Organic gardening is a wonderful way to bring fresh, healthy fruits and vegetables straight from your garden to your table. To ensure that your produce is perfect, start with a soil test to make sure you are not planting in a toxic terrain.
After taking the necessary painstaking measures to ensure that your garden contains non-GMO seeds, no chemicals and pesticides, and organic compost to enrich and fertilize the soil, your hard work may be fruitless. If you plant your produce in soil that contains lead, arsenic, petroleum, pesticides, these and other toxins will make their way into your harvest – and into your mouth.

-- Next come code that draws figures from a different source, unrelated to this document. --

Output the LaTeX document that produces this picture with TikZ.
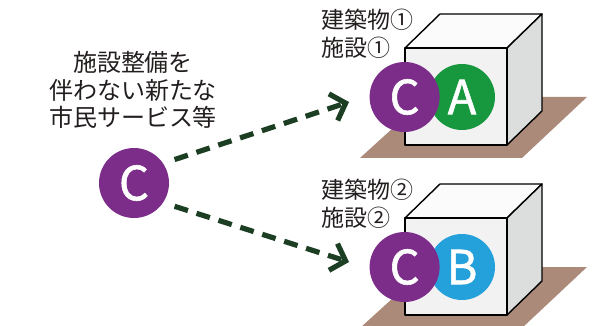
\documentclass[tikz,border=0pt]{standalone}
\usepackage{fontspec}
\setmainfont{Noto Sans CJK JP}
\newfontfamily\letterfont[FakeBold=1.2]{Noto Sans CJK JP}
\usetikzlibrary{arrows.meta,positioning}
\definecolor{svpurple}{RGB}{124,45,138}
\definecolor{svgreen}{RGB}{24,152,62}
\definecolor{svblue}{RGB}{36,160,218}
\definecolor{flowgreen}{RGB}{28,62,34}
\definecolor{groundbrown}{RGB}{172,138,122}
\definecolor{facefront}{RGB}{242,242,242}
\definecolor{faceside}{RGB}{220,221,221}
\definecolor{facetop}{RGB}{251,251,251}
\definecolor{inkgray}{RGB}{35,30,30}

\begin{document}
\begin{tikzpicture}[x=1pt,y=-1pt,every node/.style={align=center},
    svc/.style={circle,inner sep=0pt,minimum size=70pt,text=white,font=\letterfont\fontsize{47}{47}\selectfont},
    lab/.style={text=inkgray,font=\fontsize{23}{27.5}\selectfont},
    flow/.style={-{Straight Barb[length=13pt,width=28pt]},draw=flowgreen,line width=5.2pt,dash pattern=on 14pt off 9pt},
    cube/.style={draw=black,line width=1.4pt,line join=round}]
  \useasboundingbox (0,0) rectangle (595,326);
  \clip (0,0) rectangle (595,326);

  % ground plates and buildings
  \foreach \dy in {0,170} {
    \fill[groundbrown] (360,158+\dy) -- (427,97+\dy) -- (587,97+\dy) -- (522,158+\dy) -- cycle;
    \filldraw[cube,fill=facetop] (405,48+\dy) -- (440,14+\dy) -- (542,14+\dy) -- (507,48+\dy) -- cycle;
    \filldraw[cube,fill=faceside] (507,48+\dy) -- (542,14+\dy) -- (542,111+\dy) -- (507,145+\dy) -- cycle;
    \filldraw[cube,fill=facefront] (405,48+\dy) rectangle (507,145+\dy);
  }

  % left side
  \node[lab,font=\fontsize{24}{27.5}\selectfont] (what) at (133,90) {施設整備を\\伴わない新たな\\市民サービス等};
  \node[svc,fill=svpurple] (cL) at (134,183) {C};

  % building 1
  \node[lab,anchor=north west,align=left] (bld1) at (318,6) {建築物①\\施設①};
  \node[svc,fill=svgreen,minimum size=66pt] (cA) at (462,97) {A};
  \node[svc,fill=svpurple,left=-11pt of cA] (cA1) {C};

  % building 2
  \node[lab,anchor=north west,align=left] (bld2) at (318,176) {建築物②\\施設②};
  \node[svc,fill=svblue,minimum size=66pt] (cB) at (462,267) {B};
  \node[svc,fill=svpurple,left=-11pt of cB] (cB1) {C};

  % arrows
  \coordinate (tip1) at (349,102);
  \coordinate (tip2) at (349,262);
  \draw[flow,shorten <=12pt] (cL.34) -- (tip1);
  \draw[flow,shorten <=12pt] (cL.-34) -- (tip2);
\end{tikzpicture}
\end{document}
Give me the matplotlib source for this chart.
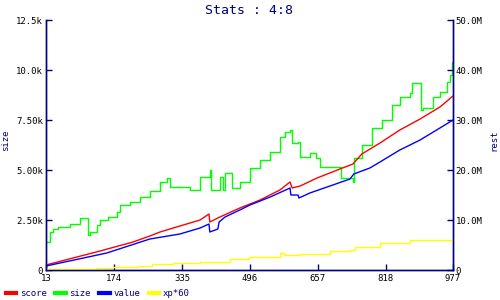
import matplotlib
matplotlib.use('Agg')
import matplotlib.pyplot as plt

# size (left axis) - step-like trace
size_x = [13, 22, 30, 41, 70, 86, 94, 110, 112, 117, 134, 141, 160, 181, 188, 212,
          236, 259, 283, 300, 307, 330, 354, 378, 401, 404, 425, 432, 437, 449, 454,
          472, 496, 520, 544, 567, 579, 591, 596, 610, 615, 638, 652, 662, 709, 712,
          740, 742, 761, 785, 809, 832, 851, 875, 880, 899, 901, 906, 930, 946, 963,
          970, 975, 977]
size_y = [1400, 1900, 2050, 2150, 2300, 2300, 2600, 2600, 1750, 1900, 2250, 2500,
          2650, 2900, 3250, 3400, 3650, 3950, 4400, 4600, 4150, 4150, 4000, 4650,
          5000, 4000, 4650, 4000, 4850, 4850, 4100, 4400, 5100, 5500, 5900, 6650,
          6900, 7000, 6350, 6400, 5650, 5850, 5600, 5150, 5150, 4600, 4400, 5600,
          6250, 7100, 7500, 8250, 8650, 8850, 9350, 9350, 8000, 8100, 8650, 8900,
          9400, 9750, 10400, 10400]

# score / value / xp*60 (right axis, millions)
score_x = [13, 141, 219, 259, 283, 330, 378, 399, 401, 425, 472, 496, 520, 567, 591,
           596, 615, 655, 709, 740, 761, 804, 851, 899, 946, 977]
score_y = [1.0, 3.8, 5.6, 6.8, 7.6, 8.8, 10.0, 11.2, 9.6, 10.6, 12.4, 13.2, 14.0,
           16.0, 17.6, 16.4, 16.8, 18.4, 20.2, 21.2, 23.2, 25.4, 28.0, 30.2, 32.6, 34.8]

value_x = [13, 157, 259, 330, 378, 399, 401, 420, 423, 437, 472, 496, 544, 591, 593,
           610, 612, 638, 733, 742, 780, 804, 851, 899, 946, 977]
value_y = [0.8, 3.4, 6.2, 7.2, 8.4, 9.2, 7.6, 8.2, 9.6, 10.6, 12.0, 13.0, 14.6, 16.4,
           15.0, 15.0, 14.4, 15.4, 18.2, 19.2, 20.4, 21.6, 24.0, 26.0, 28.4, 30.0]

xp_x = [13, 131, 172, 231, 264, 314, 378, 449, 494, 567, 577, 615, 686, 733, 745,
        804, 875, 977]
xp_y = [0.2, 0.4, 0.6, 0.8, 1.2, 1.4, 1.6, 2.2, 2.6, 3.4, 3.0, 3.2, 3.8, 4.0, 4.6,
        5.4, 6.0, 6.8]

x_ticks = [13, 174, 335, 496, 657, 818, 977]
left_ticks = [0, 2500, 5000, 7500, 10000, 12500]
left_labels = ['0', '2.50k', '5.00k', '7.50k', '10.0k', '12.5k']
right_ticks = [0, 10, 20, 30, 40, 50]
right_labels = ['0', '10.0M', '20.0M', '30.0M', '40.0M', '50.0M']

navy = '#000080'
mono = 'DejaVu Sans Mono'

fig = plt.figure(figsize=(5, 3), dpi=100)
ax = fig.add_axes([0.092, 0.1, 0.814, 0.8333])
ax2 = ax.twinx()

l_size, = ax.plot(size_x, size_y, color='#00ff00', lw=1.0, drawstyle='steps-post', label='size')
l_score, = ax2.plot(score_x, score_y, color='#ff0000', lw=1.0, label='score')
l_value, = ax2.plot(value_x, value_y, color='#0000ff', lw=1.0, label='value')
l_xp, = ax2.plot(xp_x, xp_y, color='#ffff00', lw=1.0, drawstyle='steps-post', label='xp*60')

ax.set_xlim(13, 977)
ax.set_ylim(0, 12500)
ax2.set_ylim(0, 50)
ax.set_xticks(x_ticks)
ax.set_xticklabels([str(t) for t in x_ticks], fontsize=6.5, family=mono)
ax.set_yticks(left_ticks)
ax.set_yticklabels(left_labels, fontsize=6.5, family=mono)
ax2.set_yticks(right_ticks)
ax2.set_yticklabels(right_labels, fontsize=6.5, family=mono)

for a in (ax, ax2):
    a.spines['top'].set_visible(False)
    for s in ('left', 'right', 'bottom'):
        a.spines[s].set_color(navy)
        a.spines[s].set_linewidth(1.0)
    a.tick_params(direction='in', length=4, width=1.0, color=navy, pad=2)
ax.tick_params(axis='x', pad=3)

ax.set_ylabel('size', color=navy, fontsize=6.5, family=mono)
ax.yaxis.set_label_coords(-0.089, 0.52)
ax2.set_ylabel('rest', color=navy, fontsize=6.5, family=mono)
ax2.yaxis.set_label_coords(1.09, 0.52)
ax.set_title('Stats : 4:8', color=navy, fontsize=9.5, family=mono, pad=4)

leg = fig.legend(handles=[l_score, l_size, l_value, l_xp], loc='center left',
                 bbox_to_anchor=(-0.005, 0.02), ncol=4, frameon=False,
                 handlelength=1.2, handletextpad=0.4, columnspacing=0.9,
                 prop={'family': mono, 'size': 6.5})
for h in leg.get_lines():
    h.set_linewidth(3)
for t in leg.get_texts():
    t.set_color(navy)

fig.savefig('out.png', dpi=100)
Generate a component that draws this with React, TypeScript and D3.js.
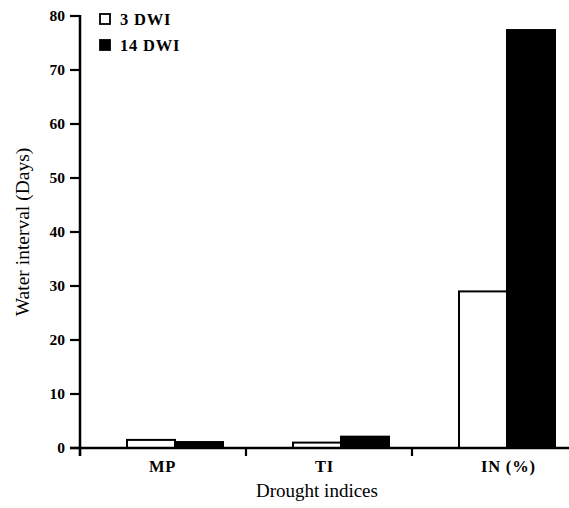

Sources of Soil Contamination:
Lead in soil is a very common problem, especially if you live in a pre-1978 built home or in a neighborhood of older homes. How does lead get into your soil? Sanding, prior to painting the exterior of an older home, can spew lead dust through the air. Flaking paint chips can also infiltrate into the soil. Lead dust can also be released through open windows when sanding a home’s interior walls. Even more disturbing, simply opening and closing windowsills that contain lead paint can release lead dust into your home and yard on a daily basis.
Another possible source of contamination is tainted compost. If you use public compost, you may be exposed to dangerous levels of lead and other toxins. Here’s why: When municipalities pick up lawn clippings and organic debris for composting, they don’t test first to see if the clippings and debris are free from contamination.
Flooding may also contaminate soil. Storm surges and flooding from storms and hurricanes, like Sandy and Irene, can spread industrial toxic contaminants to residential areas miles away. The floodwaters from Sandy carried an unthinkable mixture of wastewater, sludge, and toxins into people’s pristine yards, where many of the pollutants remain today.
Effects of Toxic Soil:
The damaging effects of ingesting these toxins – chromium, lead, petroleum, solvents, and many pesticide and herbicide formulations, among others – are extensive. According to Johns Hopkins Center for a Livable Future (CLF), these contaminants can be carcinogenic, and cause disease or other chronic health conditions.
What Can You Do?
The first line of protection for you and your family is to have your soil tested. A certified environmental testing company, like RTK, can tell you if your soil is safe. If the test reveals the levels of lead or other toxins in your soil are too high, several options exist to fix the problem – including soil removal, raising pH levels and adding organic matter, or mixing in new soil. A certified inspector can tell you which may be the best option for your situation.